# REQUIRED TASK:
Quote the whole listing word for word. Do not include the pictures.

# SUPPLIED MATERIAL:
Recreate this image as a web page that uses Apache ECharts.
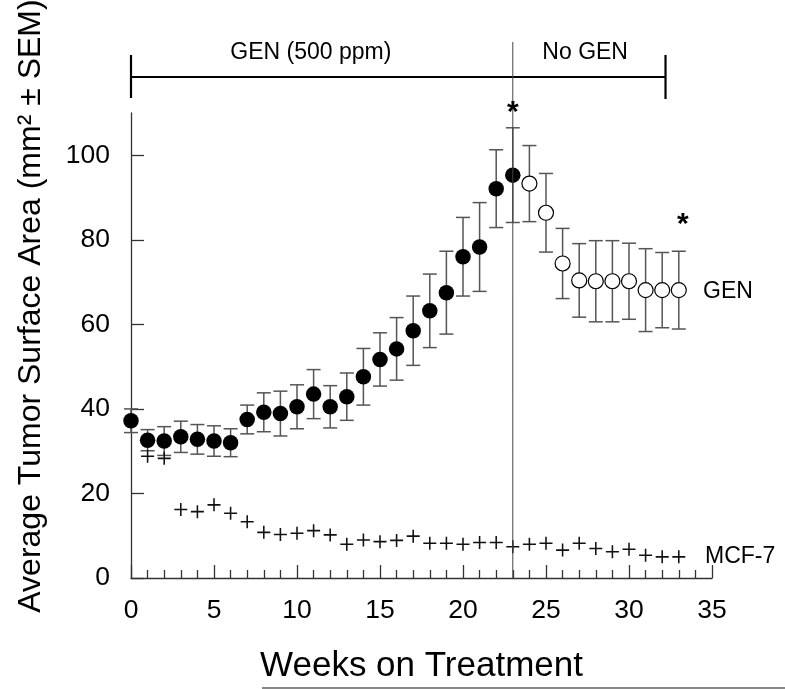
<!DOCTYPE html>
<html><head><meta charset="utf-8">
<script src="https://cdn.jsdelivr.net/npm/echarts@6/dist/echarts.min.js"></script>
<style>html,body{margin:0;padding:0;background:#fff}#c{width:785px;height:689px}</style>
</head><body><div id="c"></div>
<script>
// ---- data ----
const genWeeks = [0,1,2,3,4,5,6,7,8,9,10,11,12,13,14,15,16,17,18,19,20,21,22,23];
const genMean  = [37.2,32.6,32.4,33.4,32.8,32.4,32.0,37.5,39.2,38.9,40.5,43.5,40.5,42.9,47.6,51.7,54.2,58.5,63.2,67.5,76.0,78.3,92.1,95.3];
const genSem   = [2.8,2.5,3.4,3.7,3.5,3.6,3.3,3.4,4.6,5.3,5.2,5.8,5.0,5.6,6.7,6.3,7.4,8.2,8.7,9.8,9.3,10.5,9.2,11.2];
const noGenWeeks = [24,25,26,27,28,29,30,31,32,33];
const noGenMean  = [93.3,86.4,74.4,70.4,70.2,70.2,70.2,68.1,68.1,68.1];
const noGenSem   = [9.0,9.3,8.3,8.7,9.6,9.6,9.0,9.8,8.9,9.2];
const mcfWeeks = [1,2,3,4,5,6,7,8,9,10,11,12,13,14,15,16,17,18,19,20,21,22,23,24,25,26,27,28,29,30,31,32,33];
const mcfMean  = [28.8,28.3,16.2,15.7,17.3,15.3,13.3,10.8,10.3,10.6,11.2,10.2,8.0,9.0,8.6,8.9,9.9,8.2,8.2,8.0,8.4,8.4,7.4,8.0,8.2,6.6,8.2,7.0,6.2,6.8,5.4,5.0,5.0];
const xTicks = [0,5,10,15,20,25,30,35];
const yTicks = [0,20,40,60,80,100];
const phaseStart = 0, phaseSwitch = 23, phaseEnd = 32.2;
const sigWeeks = [23, 33.25];

// ---- build ----
const FONT = "'Liberation Sans', Arial, sans-serif";
const errData = genWeeks.map((w,i)=>[w, genMean[i]-genSem[i], genMean[i]+genSem[i]])
  .concat(noGenWeeks.map((w,i)=>[w, noGenMean[i]-noGenSem[i], noGenMean[i]+noGenSem[i]]));
const plusPath = 'path://M0,4.4H4.4V0H5.6V4.4H10V5.6H5.6V10H4.4V5.6H0Z';

const chart = echarts.init(document.getElementById('c'));
const option = {
  animation: false,
  backgroundColor: '#fff',
  grid: {left: 131, right: 73, top: 113, bottom: 111},
  xAxis: {
    type: 'value', min: 0, max: 35, interval: 5,
    name: 'Weeks on Treatment', nameLocation: 'middle', nameGap: 71,
    nameTextStyle: {fontFamily: FONT, fontSize: 35, color: '#000'},
    axisLine: {lineStyle: {color: '#333', width: 1.3}},
    axisTick: {inside: true, length: 13, lineStyle: {color: '#333', width: 1.3}},
    minorTick: {show: true, splitNumber: 5, length: 8, lineStyle: {color: '#333', width: 1.3}},
    axisLabel: {fontFamily: FONT, fontSize: 26.5, color: '#000', margin: 19, customValues: xTicks},
    splitLine: {show: false}, minorSplitLine: {show: false}
  },
  yAxis: {
    type: 'value', min: 0, max: 110, interval: 20,
    axisLine: {show: true, lineStyle: {color: '#333', width: 1.3}},
    axisTick: {show: true, inside: true, length: 13, lineStyle: {color: '#333', width: 1.3}, customValues: yTicks},
    axisLabel: {fontFamily: FONT, fontSize: 26.5, color: '#000', margin: 21, customValues: yTicks},
    splitLine: {show: false}
  },
  series: [
    {
      type: 'custom', name: 'err', data: errData, encode: {x: 0, y: [1, 2]}, z: 2,
      renderItem: function (params, api) {
        const x = api.value(0);
        const lo = api.coord([x, api.value(1)]);
        const hi = api.coord([x, api.value(2)]);
        const hw = 7;
        const st = {stroke: '#555', lineWidth: 1.5};
        return {type: 'group', children: [
          {type: 'line', shape: {x1: lo[0], y1: lo[1], x2: hi[0], y2: hi[1]}, style: st},
          {type: 'line', shape: {x1: hi[0]-hw, y1: hi[1], x2: hi[0]+hw, y2: hi[1]}, style: st},
          {type: 'line', shape: {x1: lo[0]-hw, y1: lo[1], x2: lo[0]+hw, y2: lo[1]}, style: st}
        ]};
      }
    },
    {
      type: 'scatter', name: 'MCF-7', data: mcfWeeks.map((w,i)=>[w, mcfMean[i]]),
      symbol: plusPath, symbolSize: 13, itemStyle: {color: '#111', opacity: 1}, z: 3
    },
    {
      type: 'scatter', name: 'GEN', data: genWeeks.map((w,i)=>[w, genMean[i]]),
      symbol: 'circle', symbolSize: 15.5, itemStyle: {color: '#000', opacity: 1}, z: 4
    },
    {
      type: 'scatter', name: 'No GEN', data: noGenWeeks.map((w,i)=>[w, noGenMean[i]]),
      symbol: 'circle', symbolSize: 15, itemStyle: {color: '#fff', borderColor: '#000', borderWidth: 1.2, opacity: 1}, z: 4
    }
  ]
};
chart.setOption(option);

function px(v){ return chart.convertToPixel({gridIndex: 0}, [v, 0])[0]; }
const x0 = px(phaseStart), xs = px(phaseSwitch), xe = px(phaseEnd);
const axisY = chart.convertToPixel({gridIndex: 0}, [0, 0])[1];
const txt = (x, y, t, opts) => Object.assign({type: 'text', x: x, y: y, z: 100,
  style: Object.assign({text: t, fontFamily: FONT, fontSize: 23, fill: '#000', align: 'center', verticalAlign: 'middle'}, opts || {})});
chart.setOption({graphic: [
  {type: 'line', z: 100, shape: {x1: x0, y1: 77, x2: xe, y2: 77}, style: {stroke: '#000', lineWidth: 2.2}},
  {type: 'line', z: 100, shape: {x1: x0, y1: 55, x2: x0, y2: 98}, style: {stroke: '#000', lineWidth: 2.2}},
  {type: 'line', z: 100, shape: {x1: xe, y1: 55, x2: xe, y2: 99}, style: {stroke: '#000', lineWidth: 2.2}},
  {type: 'line', z: 100, shape: {x1: xs, y1: 42, x2: xs, y2: axisY}, style: {stroke: '#444', lineWidth: 1}},
  txt((x0 + xs) / 2 - 11, 53, 'GEN (500 ppm)'),
  txt((xs + xe) / 2 - 4, 53, 'No GEN'),
  txt(px(sigWeeks[0]), 113, '*', {fontSize: 30, fontWeight: 'bold'}),
  txt(px(sigWeeks[1]), 225, '*', {fontSize: 30, fontWeight: 'bold'}),
  txt(703, 292, 'GEN', {align: 'left'}),
  txt(705, 557, 'MCF-7', {align: 'left'}),
  {type: 'text', z: 100, x: 31, y: 306, rotation: Math.PI / 2,
   style: {text: 'Average Tumor Surface Area (mm² ± SEM)', fontFamily: FONT, fontSize: 32, fill: '#000', align: 'center', verticalAlign: 'middle'}},
  {type: 'line', z: 100, shape: {x1: 262, y1: 688, x2: 785, y2: 688}, style: {stroke: '#888', lineWidth: 2}}
]});
</script>
</body></html>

# RESULT OF THIS TASK:
Recreate this image as a web page that uses Apache ECharts.
<!DOCTYPE html>
<html><head><meta charset="utf-8">
<script src="https://cdn.jsdelivr.net/npm/echarts@6/dist/echarts.min.js"></script>
<style>html,body{margin:0;padding:0;background:#fff}#c{width:785px;height:689px}</style>
</head><body><div id="c"></div>
<script>
// ---- data ----
const genWeeks = [0,1,2,3,4,5,6,7,8,9,10,11,12,13,14,15,16,17,18,19,20,21,22,23];
const genMean  = [37.2,32.6,32.4,33.4,32.8,32.4,32.0,37.5,39.2,38.9,40.5,43.5,40.5,42.9,47.6,51.7,54.2,58.5,63.2,67.5,76.0,78.3,92.1,95.3];
const genSem   = [2.8,2.5,3.4,3.7,3.5,3.6,3.3,3.4,4.6,5.3,5.2,5.8,5.0,5.6,6.7,6.3,7.4,8.2,8.7,9.8,9.3,10.5,9.2,11.2];
const noGenWeeks = [24,25,26,27,28,29,30,31,32,33];
const noGenMean  = [93.3,86.4,74.4,70.4,70.2,70.2,70.2,68.1,68.1,68.1];
const noGenSem   = [9.0,9.3,8.3,8.7,9.6,9.6,9.0,9.8,8.9,9.2];
const mcfWeeks = [1,2,3,4,5,6,7,8,9,10,11,12,13,14,15,16,17,18,19,20,21,22,23,24,25,26,27,28,29,30,31,32,33];
const mcfMean  = [28.8,28.3,16.2,15.7,17.3,15.3,13.3,10.8,10.3,10.6,11.2,10.2,8.0,9.0,8.6,8.9,9.9,8.2,8.2,8.0,8.4,8.4,7.4,8.0,8.2,6.6,8.2,7.0,6.2,6.8,5.4,5.0,5.0];
const xTicks = [0,5,10,15,20,25,30,35];
const yTicks = [0,20,40,60,80,100];
const phaseStart = 0, phaseSwitch = 23, phaseEnd = 32.2;
const sigWeeks = [23, 33.25];

// ---- build ----
const FONT = "'Liberation Sans', Arial, sans-serif";
const errData = genWeeks.map((w,i)=>[w, genMean[i]-genSem[i], genMean[i]+genSem[i]])
  .concat(noGenWeeks.map((w,i)=>[w, noGenMean[i]-noGenSem[i], noGenMean[i]+noGenSem[i]]));
const plusPath = 'path://M0,4.4H4.4V0H5.6V4.4H10V5.6H5.6V10H4.4V5.6H0Z';

const chart = echarts.init(document.getElementById('c'));
const option = {
  animation: false,
  backgroundColor: '#fff',
  grid: {left: 131, right: 73, top: 113, bottom: 111},
  xAxis: {
    type: 'value', min: 0, max: 35, interval: 5,
    name: 'Weeks on Treatment', nameLocation: 'middle', nameGap: 71,
    nameTextStyle: {fontFamily: FONT, fontSize: 35, color: '#000'},
    axisLine: {lineStyle: {color: '#333', width: 1.3}},
    axisTick: {inside: true, length: 13, lineStyle: {color: '#333', width: 1.3}},
    minorTick: {show: true, splitNumber: 5, length: 8, lineStyle: {color: '#333', width: 1.3}},
    axisLabel: {fontFamily: FONT, fontSize: 26.5, color: '#000', margin: 19, customValues: xTicks},
    splitLine: {show: false}, minorSplitLine: {show: false}
  },
  yAxis: {
    type: 'value', min: 0, max: 110, interval: 20,
    axisLine: {show: true, lineStyle: {color: '#333', width: 1.3}},
    axisTick: {show: true, inside: true, length: 13, lineStyle: {color: '#333', width: 1.3}, customValues: yTicks},
    axisLabel: {fontFamily: FONT, fontSize: 26.5, color: '#000', margin: 21, customValues: yTicks},
    splitLine: {show: false}
  },
  series: [
    {
      type: 'custom', name: 'err', data: errData, encode: {x: 0, y: [1, 2]}, z: 2,
      renderItem: function (params, api) {
        const x = api.value(0);
        const lo = api.coord([x, api.value(1)]);
        const hi = api.coord([x, api.value(2)]);
        const hw = 7;
        const st = {stroke: '#555', lineWidth: 1.5};
        return {type: 'group', children: [
          {type: 'line', shape: {x1: lo[0], y1: lo[1], x2: hi[0], y2: hi[1]}, style: st},
          {type: 'line', shape: {x1: hi[0]-hw, y1: hi[1], x2: hi[0]+hw, y2: hi[1]}, style: st},
          {type: 'line', shape: {x1: lo[0]-hw, y1: lo[1], x2: lo[0]+hw, y2: lo[1]}, style: st}
        ]};
      }
    },
    {
      type: 'scatter', name: 'MCF-7', data: mcfWeeks.map((w,i)=>[w, mcfMean[i]]),
      symbol: plusPath, symbolSize: 13, itemStyle: {color: '#111', opacity: 1}, z: 3
    },
    {
      type: 'scatter', name: 'GEN', data: genWeeks.map((w,i)=>[w, genMean[i]]),
      symbol: 'circle', symbolSize: 15.5, itemStyle: {color: '#000', opacity: 1}, z: 4
    },
    {
      type: 'scatter', name: 'No GEN', data: noGenWeeks.map((w,i)=>[w, noGenMean[i]]),
      symbol: 'circle', symbolSize: 15, itemStyle: {color: '#fff', borderColor: '#000', borderWidth: 1.2, opacity: 1}, z: 4
    }
  ]
};
chart.setOption(option);

function px(v){ return chart.convertToPixel({gridIndex: 0}, [v, 0])[0]; }
const x0 = px(phaseStart), xs = px(phaseSwitch), xe = px(phaseEnd);
const axisY = chart.convertToPixel({gridIndex: 0}, [0, 0])[1];
const txt = (x, y, t, opts) => Object.assign({type: 'text', x: x, y: y, z: 100,
  style: Object.assign({text: t, fontFamily: FONT, fontSize: 23, fill: '#000', align: 'center', verticalAlign: 'middle'}, opts || {})});
chart.setOption({graphic: [
  {type: 'line', z: 100, shape: {x1: x0, y1: 77, x2: xe, y2: 77}, style: {stroke: '#000', lineWidth: 2.2}},
  {type: 'line', z: 100, shape: {x1: x0, y1: 55, x2: x0, y2: 98}, style: {stroke: '#000', lineWidth: 2.2}},
  {type: 'line', z: 100, shape: {x1: xe, y1: 55, x2: xe, y2: 99}, style: {stroke: '#000', lineWidth: 2.2}},
  {type: 'line', z: 100, shape: {x1: xs, y1: 42, x2: xs, y2: axisY}, style: {stroke: '#444', lineWidth: 1}},
  txt((x0 + xs) / 2 - 11, 53, 'GEN (500 ppm)'),
  txt((xs + xe) / 2 - 4, 53, 'No GEN'),
  txt(px(sigWeeks[0]), 113, '*', {fontSize: 30, fontWeight: 'bold'}),
  txt(px(sigWeeks[1]), 225, '*', {fontSize: 30, fontWeight: 'bold'}),
  txt(703, 292, 'GEN', {align: 'left'}),
  txt(705, 557, 'MCF-7', {align: 'left'}),
  {type: 'text', z: 100, x: 31, y: 306, rotation: Math.PI / 2,
   style: {text: 'Average Tumor Surface Area (mm² ± SEM)', fontFamily: FONT, fontSize: 32, fill: '#000', align: 'center', verticalAlign: 'middle'}},
  {type: 'line', z: 100, shape: {x1: 262, y1: 688, x2: 785, y2: 688}, style: {stroke: '#888', lineWidth: 2}}
]});
</script>
</body></html>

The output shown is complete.